Generally, following a breach, companies must disclose kind(s) of personal information compromised in an eligible breach. As amended, the bill would require “particular” kind(s) of information to be disclosed. For example, rather than simply disclose “contact” information was compromised, the company would have to state what kinds of contact information (e.g., home address, phone number, email address) were compromised.

“This is necessary to provide the information commissioner with a comprehensive understanding of the information compromised in a breach in order to assess the particular risks to individuals and take actions, such as issue a direction for the entity to notify individuals who have been affected by a data breach,” Dreyfus stated.

Currently, information available to the OAIC about an “eligible” data breach under the NDB scheme is limited to what a company voluntarily discloses. To obtain detailed information about a breach, the commissioner must make a preliminary inquiry.

Under the proposed changes, the OAIC would have authority to issue a notice requesting information, document(s), or requiring certain individuals to answer questions about an actual or suspected eligible data breach. Companies that don’t comply with information requests may face criminal penalties.

“Assuming the bill passes, it is likely the OAIC will have a strong appetite to pursue enforcement action in order to set a precedent on how the increased penalty regime will operate in practice,” said James North, head of technology, media, and telecommunications at law firm Corrs Chambers Westgarth. “This means companies should be on notice that if they find themselves subject to a significant data breach or otherwise commit serious privacy breaches, they will likely find themselves under intense scrutiny by the OAIC and may be slapped with some heavy penalties.”

New information-sharing powers

The OAIC would be authorized to share information it gathers with other enforcement bodies, as well as other state, territory, or foreign privacy regulators, under the proposal.

“This will drive better cooperation between regulators (i.e., the Australian Communications and Media Authority) in order to deliver better outcomes for Australians,” said Dreyfus.

North said companies can expect to see “greater collaboration between domestic as well as foreign regulators, which will likely mean more joint initiatives and investigations, especially where global companies are involved in data breaches or other privacy breaches.”

“Assuming the bill passes, it is likely the OAIC will have a strong appetite to pursue enforcement action in order to set a precedent on how the increased penalty regime will operate in practice.”

James North, Head of Technology, Media, and Telecommunications, Corrs Chambers Westgarth

As stated in the proposed bill, information or documents may only be shared where the OAIC is “satisfied on reasonable grounds” that a foreign privacy regulator has “satisfactory arrangements in place for protecting the information or documents shared.” Recipients of the information may only use the information for purposes for which it was shared.
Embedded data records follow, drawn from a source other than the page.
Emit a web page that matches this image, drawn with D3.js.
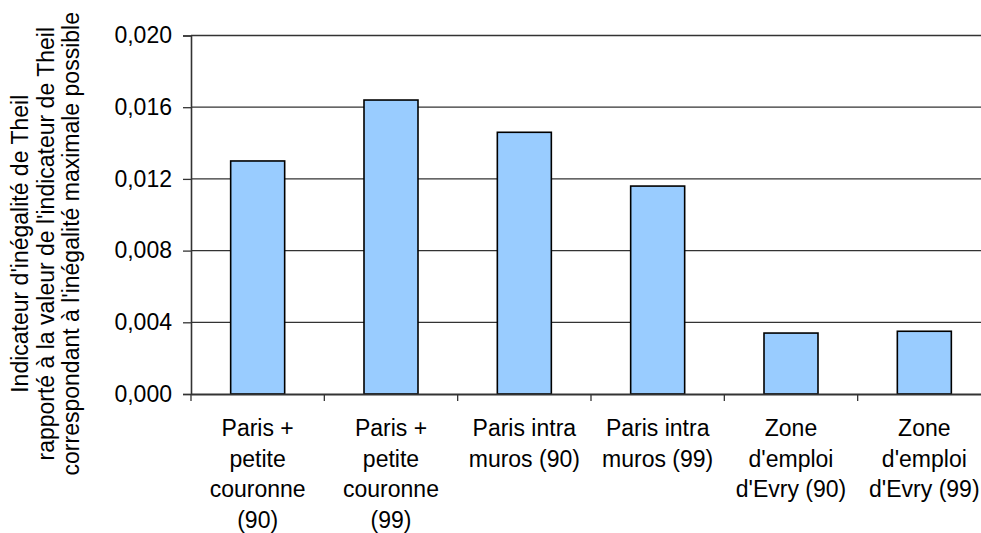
<!DOCTYPE html>
<html>
<head>
<meta charset="utf-8">
<script src="https://cdn.jsdelivr.net/npm/d3@7"></script>
<style>
  body { margin: 0; background: #fff; }
  text { font-family: "Liberation Sans", Arial, sans-serif; fill: #000; }
</style>
</head>
<body>
<svg id="chart"></svg>
<script>
const categories = [
    "Paris +\npetite\ncouronne\n(90)",
    "Paris +\npetite\ncouronne\n(99)",
    "Paris intra\nmuros (90)",
    "Paris intra\nmuros (99)",
    "Zone\nd'emploi\nd'Evry (90)",
    "Zone\nd'emploi\nd'Evry (99)"
];
const values = [0.0130, 0.0164, 0.0146, 0.0116, 0.0034, 0.0035];
const yTicks = [0, 0.004, 0.008, 0.012, 0.016, 0.020];
const yTitle = [
    "Indicateur d'inégalité de Theil",
    "rapporté à la valeur de l'indicateur de Theil",
    "correspondant à l'inégalité maximale possible"
];

const width = 981, height = 533;
const margin = { left: 191, top: 35.5, right: -10, bottom: 139 };
const fontSize = "23px";

const svg = d3.select("#chart")
    .attr("width", width)
    .attr("height", height);

const x = d3.scaleBand()
    .domain(categories)
    .range([margin.left, width - margin.right])
    .padding(0);

const y = d3.scaleLinear()
    .domain([0, 0.020])
    .range([height - margin.bottom, margin.top]);

const fr = d3.formatLocale({ decimal: ",", thousands: " ", grouping: [3], currency: ["", "€"] });
const fmt = fr.format(".3f");

// gridlines
svg.append("g")
    .selectAll("line")
    .data(yTicks.filter(d => d > 0))
    .enter().append("line")
    .attr("x1", margin.left)
    .attr("x2", width - margin.right)
    .attr("y1", d => y(d))
    .attr("y2", d => y(d))
    .attr("stroke", "#333")
    .attr("stroke-width", 1.3);

// bars
const barW = x.bandwidth() * 0.405;
svg.append("g")
    .selectAll("rect")
    .data(values)
    .enter().append("rect")
    .attr("x", (d, i) => x(categories[i]) + (x.bandwidth() - barW) / 2)
    .attr("y", d => y(d))
    .attr("width", barW)
    .attr("height", d => y(0) - y(d))
    .attr("fill", "#99ccff")
    .attr("stroke", "#000")
    .attr("stroke-width", 1.6);

// y axis
const yAxis = svg.append("g")
    .attr("transform", `translate(${margin.left},0)`)
    .call(d3.axisLeft(y).tickValues(yTicks).tickFormat(fmt).tickSize(8).tickPadding(11));
yAxis.select(".domain").attr("stroke", "#333").attr("stroke-width", 1.6);
yAxis.selectAll(".tick line").attr("stroke", "#333").attr("stroke-width", 1.3);
yAxis.selectAll(".tick text")
    .style("font-family", "'Liberation Sans', Arial, sans-serif")
    .style("font-size", fontSize)
    .attr("fill", "#000");

// x axis
const xAxis = svg.append("g")
    .attr("transform", `translate(0,${y(0)})`)
    .call(d3.axisBottom(x).tickSize(0).tickFormat(""));
xAxis.select(".domain").attr("stroke", "#333").attr("stroke-width", 1.8);

// category separator ticks
svg.append("g")
    .selectAll("line")
    .data(categories)
    .enter().append("line")
    .attr("x1", d => x(d))
    .attr("x2", d => x(d))
    .attr("y1", y(0))
    .attr("y2", y(0) + 7)
    .attr("stroke", "#333")
    .attr("stroke-width", 1.3);

// category labels
const lab = svg.append("g")
    .selectAll("text")
    .data(categories)
    .enter().append("text")
    .attr("x", d => x(d) + x.bandwidth() / 2)
    .attr("y", y(0) + 42)
    .attr("text-anchor", "middle")
    .style("font-size", fontSize);

lab.selectAll("tspan")
    .data(d => d.split("\n"))
    .enter().append("tspan")
    .attr("x", function() { return d3.select(this.parentNode).attr("x"); })
    .attr("dy", (d, i) => i === 0 ? 0 : 30.5)
    .text(d => d);

// y title
const yt = svg.append("text")
    .attr("transform", `translate(28,${(y(0) + y(0.02)) / 2 + 29}) rotate(-90)`)
    .attr("text-anchor", "middle")
    .style("font-size", fontSize);

yt.selectAll("tspan")
    .data(yTitle)
    .enter().append("tspan")
    .attr("x", 0)
    .attr("dy", (d, i) => i === 0 ? 0 : 25.5)
    .text(d => d);
</script>
</body>
</html>
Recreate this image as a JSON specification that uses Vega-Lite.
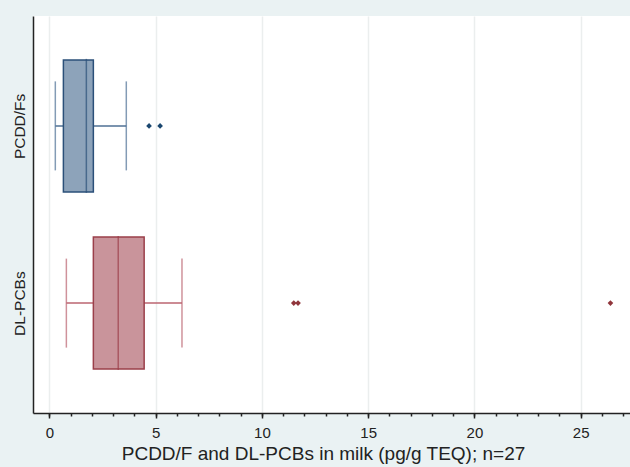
{
  "$schema": "https://vega.github.io/schema/vega-lite/v6.json",
  "autosize": "none",
  "width": 597,
  "height": 397,
  "padding": {"left": 33, "top": 16, "right": 0, "bottom": 54},
  "background": "#EAF2F3",
  "view": {"fill": "white", "stroke": null},
  "config": {"font": "Liberation Sans"},
  "datasets": {
    "boxes": [
      {"group": "PCDD/Fs", "lo": 0.28, "q1": 0.66, "med": 1.74, "q3": 2.07, "hi": 3.62},
      {"group": "DL-PCBs", "lo": 0.8, "q1": 2.07, "med": 3.24, "q3": 4.46, "hi": 6.24}
    ],
    "outliers": [
      {"group": "PCDD/Fs", "value": 4.69},
      {"group": "PCDD/Fs", "value": 5.21},
      {"group": "DL-PCBs", "value": 11.5},
      {"group": "DL-PCBs", "value": 11.7},
      {"group": "DL-PCBs", "value": 26.4}
    ]
  },
  "resolve": {"scale": {"color": "independent", "stroke": "independent"}, "axis": {"x": "independent"}},
  "layer": [
    {
      "data": {"name": "boxes"},
      "mark": {"type": "rule", "strokeWidth": 1.5},
      "encoding": {
        "x": {"field": "lo", "type": "quantitative", "scale": {"domain": [-0.77, 27.32], "nice": false, "zero": false},
          "axis": {"orient": "bottom", "values": [0, 5, 10, 15, 20, 25], "tickSize": 5, "tickWidth": 1.5, "tickColor": "#222", "domainColor": "#222", "domainWidth": 1.5, "grid": true, "gridColor": "#EBEEEE", "gridWidth": 1.5, "labelFontSize": 15, "labelColor": "#222", "labelPadding": 7, "title": "PCDD/F and DL-PCBs in milk (pg/g TEQ); n=27", "titleFontSize": 19, "titleFontWeight": "normal", "titleColor": "#222", "titlePadding": 4, "titleX": 290}},
        "x2": {"field": "hi"},
        "y": {"field": "group", "type": "nominal", "sort": ["PCDD/Fs", "DL-PCBs"], "scale": {"type": "point", "padding": 0.62},
          "axis": {"labelAngle": 270, "labelAlign": "center", "labelBaseline": "bottom", "ticks": false, "tickSize": 0, "domainColor": "#222", "domainWidth": 1.5, "grid": false, "title": null, "labelFontSize": 15.5, "labelColor": "#222", "labelPadding": 6}},
        "color": {"field": "group", "type": "nominal", "legend": null, "scale": {"domain": ["PCDD/Fs", "DL-PCBs"], "range": ["#4f7195", "#bb6470"]}}
      }
    },
    {
      "data": {"name": "boxes"},
      "mark": {"type": "tick", "orient": "vertical", "size": 89, "thickness": 1.5},
      "encoding": {
        "x": {"field": "lo", "type": "quantitative",
          "axis": {"orient": "bottom", "values": [0, 1, 2, 3, 4, 5, 6, 7, 8, 9, 10, 11, 12, 13, 14, 15, 16, 17, 18, 19, 20, 21, 22, 23, 24, 25, 26, 27], "tickSize": 3, "tickWidth": 1.5, "tickColor": "#222", "labels": false, "domain": false, "grid": false, "title": null}},
        "y": {"field": "group", "type": "nominal", "sort": ["PCDD/Fs", "DL-PCBs"]},
        "color": {"field": "group", "type": "nominal", "legend": null, "scale": {"domain": ["PCDD/Fs", "DL-PCBs"], "range": ["#4f7195", "#bb6470"]}}
      }
    },
    {
      "data": {"name": "boxes"},
      "mark": {"type": "tick", "orient": "vertical", "size": 89, "thickness": 1.5},
      "encoding": {
        "x": {"field": "hi", "type": "quantitative", "axis": null},
        "y": {"field": "group", "type": "nominal", "sort": ["PCDD/Fs", "DL-PCBs"]},
        "color": {"field": "group", "type": "nominal", "legend": null, "scale": {"domain": ["PCDD/Fs", "DL-PCBs"], "range": ["#4f7195", "#bb6470"]}}
      }
    },
    {
      "data": {"name": "boxes"},
      "mark": {"type": "bar", "size": 132, "strokeWidth": 1.5, "opacity": 1},
      "encoding": {
        "x": {"field": "q1", "type": "quantitative", "axis": null},
        "x2": {"field": "q3"},
        "y": {"field": "group", "type": "nominal", "sort": ["PCDD/Fs", "DL-PCBs"]},
        "fill": {"field": "group", "type": "nominal", "legend": null, "scale": {"domain": ["PCDD/Fs", "DL-PCBs"], "range": ["#8da3ba", "#c9949b"]}},
        "stroke": {"field": "group", "type": "nominal", "legend": null, "scale": {"domain": ["PCDD/Fs", "DL-PCBs"], "range": ["#2b5079", "#9b3f4a"]}}
      }
    },
    {
      "data": {"name": "boxes"},
      "mark": {"type": "tick", "orient": "vertical", "size": 134, "thickness": 1.5},
      "encoding": {
        "x": {"field": "med", "type": "quantitative", "axis": null},
        "y": {"field": "group", "type": "nominal", "sort": ["PCDD/Fs", "DL-PCBs"]},
        "color": {"field": "group", "type": "nominal", "legend": null, "scale": {"domain": ["PCDD/Fs", "DL-PCBs"], "range": ["#2b5079", "#9b3f4a"]}}
      }
    },
    {
      "data": {"name": "outliers"},
      "mark": {"type": "point", "shape": "diamond", "filled": true, "size": 32, "opacity": 1},
      "encoding": {
        "x": {"field": "value", "type": "quantitative", "axis": null},
        "y": {"field": "group", "type": "nominal", "sort": ["PCDD/Fs", "DL-PCBs"]},
        "color": {"field": "group", "type": "nominal", "legend": null, "scale": {"domain": ["PCDD/Fs", "DL-PCBs"], "range": ["#1a476f", "#90353b"]}}
      }
    }
  ]
}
However, it’s not clear how those safeguards will be enforced in practice.

The bill also would empower the OAIC to disclose or publish information on its website about ongoing investigations or a final determination following a privacy investigation, if it deems such disclosures to be in the public interest. The aim of that provision, Dreyfus said, is to ensure Australians are informed of instances where their privacy might have been compromised.

In considering whether to make a public disclosure, the OAIC would have to weigh a range of factors, including but not limited to the rights and interests of any complainant or respondent; whether the disclosure will, or is likely to, prejudice any investigation or activities conducted by enforcement body; and whether the disclosure will, or is likely to, disclose the personal information of any person or confidential commercial information.

Following completion of an investigation, the commissioner would be empowered to compel companies to improve their compliance practices to reduce the likelihood of committing further privacy breaches.

The bill further would authorize the commissioner to require companies to engage “a suitably independent and qualified adviser to assist this process,” the equivalent of an independent compliance monitor in the United States.

Extraterritorial application

Currently, the Privacy Act applies to foreign companies that collect or store Australians’ personal information in Australia. As amended, the bill would broadly expand the law’s extraterritorial reach to “ensure the Privacy Act can be enforced against global technology companies who may process Australians’ information on servers offshore,” Dreyfus said.

“With the potential broadening of the Australian Privacy Act’s extraterritorial jurisdiction, it’s not only Australian companies that need to reconsider their privacy practices but foreign companies as well, including those that have never had to previously comply with the Privacy Act,” North said.

Data privacy practices

“These changes will materially change the risk profile of privacy breaches in Australia and have wide-ranging operational implications for regulated companies in managing data breach responses and for their privacy management frameworks,” said Helen Clarke, partner at law firm Johnson Winter Slattery.

“Foreign companies doing business in Australia—even simply by offering products and services to customers in Australia through a website accessible in Australia—should also seek expert advice from local counsel in Australia to determine whether you have an ‘Australian link’ and are therefore bound by the Privacy Act, including the NDB scheme,” Clarke added.

Australian companies and foreign companies doing business in Australia are advised to review their data privacy policies and procedures, ensuring they reflect the imminent new privacy obligations.

“Companies must act without delay to ensure their privacy regimes, as well as their data security capabilities, are up to scratch and appropriately reflect technological, reputational, financial, and legal risk,” North said.

Clarke and North recommended the following measures:

  • Conduct a privacy and data audit to understand when, where, and how the organization collects, stores, uses, and discloses personal information;
  • Identify where risks exist and confirm what steps are required to mitigate those risks;
  • Develop and regularly test the data breach response plan, including that it addresses how to respond to the OAIC’s new requests for information;
  • Ensure from the board of directors down there are clear management, escalation, and reporting policies that are well understood and up to date;
  • Train employees on cyber risk and privacy law compliance obligations; and
  • Review third-party contractual obligations pertaining to the storing and/or processing of personal information on the company’s behalf, strengthening obligations where needed.

“It’s important to reiterate retaining data for longer than necessary presents an increased opportunity for malicious actors, which may otherwise be mitigated by appropriate data handling processes,” North said.

Companies should seek legal advice to ensure they are striking the right balance between their data retention and data destruction obligations, North added. “Data hygiene should also be a focus, and companies should conduct regular audits and automate data cleansing in order to remove unnecessary information from the data sets,” he said.